From the June 1915 issue of The Christian Science Journal


Confronted in daily experience with doubts, fears, difficulties and failures, with no certain way of overcoming them and all shrouded in uncertainty; with chance and accident seemingly real, and the good we so much desire apparently dethroned on every side,—we sometimes wonder what is the purpose of an existence which seems devoid of certain good. This is a practical age, because things and theories are being judged by their usefulness, by the help they give in freeing us from the uncertainties and discomforts we experience in our search for good. We do not seem, as yet, to have caught more than a glimpse of the great underlying truth, that the ideal is always the practical, when its Principle is understood and intelligently applied. This may seem a startling statement in the light of the fact that the ideal as expressed in the Sermon on the Mount has ever been discarded as impractical in business and in political and social affairs.

The world readily admits that unvarying honesty of purpose and conduct is ideal, but it is not yet ready to concede that common honesty is practical in our industrial, commercial, social, and political relations. So, too, the world readily admits that a pure life, clean habits, noble impulses, and deeds of kindness, are ideal, but it does not yet think they can be maintained in human experience; and the difficulty in all these instances lies in the fact that we have no clear comprehension of the line of demarcation between the real and the unreal. Christian Science has come to make this potent truth clear, to prove that the true way is the only real way, and the only practical way of doing anything. This revelation, with its clear discrimination between the true and the false, the actual and the seeming, will yet bring to humanity an infinite blessing.

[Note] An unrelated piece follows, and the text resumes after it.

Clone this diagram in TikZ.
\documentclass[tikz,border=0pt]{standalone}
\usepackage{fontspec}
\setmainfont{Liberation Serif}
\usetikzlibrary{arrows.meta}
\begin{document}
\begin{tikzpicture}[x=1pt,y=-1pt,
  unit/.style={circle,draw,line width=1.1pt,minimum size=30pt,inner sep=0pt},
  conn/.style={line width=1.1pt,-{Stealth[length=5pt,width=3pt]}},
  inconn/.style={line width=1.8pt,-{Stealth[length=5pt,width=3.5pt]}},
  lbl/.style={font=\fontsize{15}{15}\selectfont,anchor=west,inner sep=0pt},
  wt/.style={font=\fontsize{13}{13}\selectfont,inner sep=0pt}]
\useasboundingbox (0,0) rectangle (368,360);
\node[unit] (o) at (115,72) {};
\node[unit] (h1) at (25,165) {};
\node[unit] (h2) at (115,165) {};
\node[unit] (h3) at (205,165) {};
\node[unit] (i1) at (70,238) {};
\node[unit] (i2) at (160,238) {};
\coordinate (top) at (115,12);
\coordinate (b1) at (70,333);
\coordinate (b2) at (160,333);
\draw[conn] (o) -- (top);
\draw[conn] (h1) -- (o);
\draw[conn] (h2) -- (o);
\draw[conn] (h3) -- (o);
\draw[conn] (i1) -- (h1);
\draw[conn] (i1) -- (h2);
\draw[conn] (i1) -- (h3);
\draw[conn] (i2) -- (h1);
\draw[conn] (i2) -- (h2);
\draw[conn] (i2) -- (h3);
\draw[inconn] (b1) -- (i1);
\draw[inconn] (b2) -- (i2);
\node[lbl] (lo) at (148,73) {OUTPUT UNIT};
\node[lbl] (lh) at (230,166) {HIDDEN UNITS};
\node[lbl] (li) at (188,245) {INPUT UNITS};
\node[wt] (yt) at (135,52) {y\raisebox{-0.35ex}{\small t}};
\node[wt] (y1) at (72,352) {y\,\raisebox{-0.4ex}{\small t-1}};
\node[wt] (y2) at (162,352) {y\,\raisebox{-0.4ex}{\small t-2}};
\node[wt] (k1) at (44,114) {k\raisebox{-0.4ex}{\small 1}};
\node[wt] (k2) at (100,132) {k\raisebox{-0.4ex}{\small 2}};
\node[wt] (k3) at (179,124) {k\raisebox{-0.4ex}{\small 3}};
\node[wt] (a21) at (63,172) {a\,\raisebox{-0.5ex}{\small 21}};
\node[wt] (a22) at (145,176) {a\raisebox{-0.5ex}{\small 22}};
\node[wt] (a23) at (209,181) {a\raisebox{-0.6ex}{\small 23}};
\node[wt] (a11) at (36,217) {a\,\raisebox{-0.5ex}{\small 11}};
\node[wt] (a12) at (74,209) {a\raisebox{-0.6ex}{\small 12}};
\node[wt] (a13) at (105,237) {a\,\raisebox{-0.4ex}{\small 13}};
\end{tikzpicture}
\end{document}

Christian Science affirms that underneath all the shifting and uncertain conditions about us there rest the everlasting laws of God, good, in whom we "live, and move, and have our being," and that all divine ideas are clad in a robe of consistency, without seam or rent, forming one infinite unity of good. Spiritual laws are real; they are "the same yesterday, and today, and forever;" hence they are the only laws that can be applied to the redemption of daily experience. "Understanding is the line of demarcation between the real and the unreal" (Science and Health, p. 505), and it is necessary for us to perceive this "line of demarcation" if we would make the ideal practical.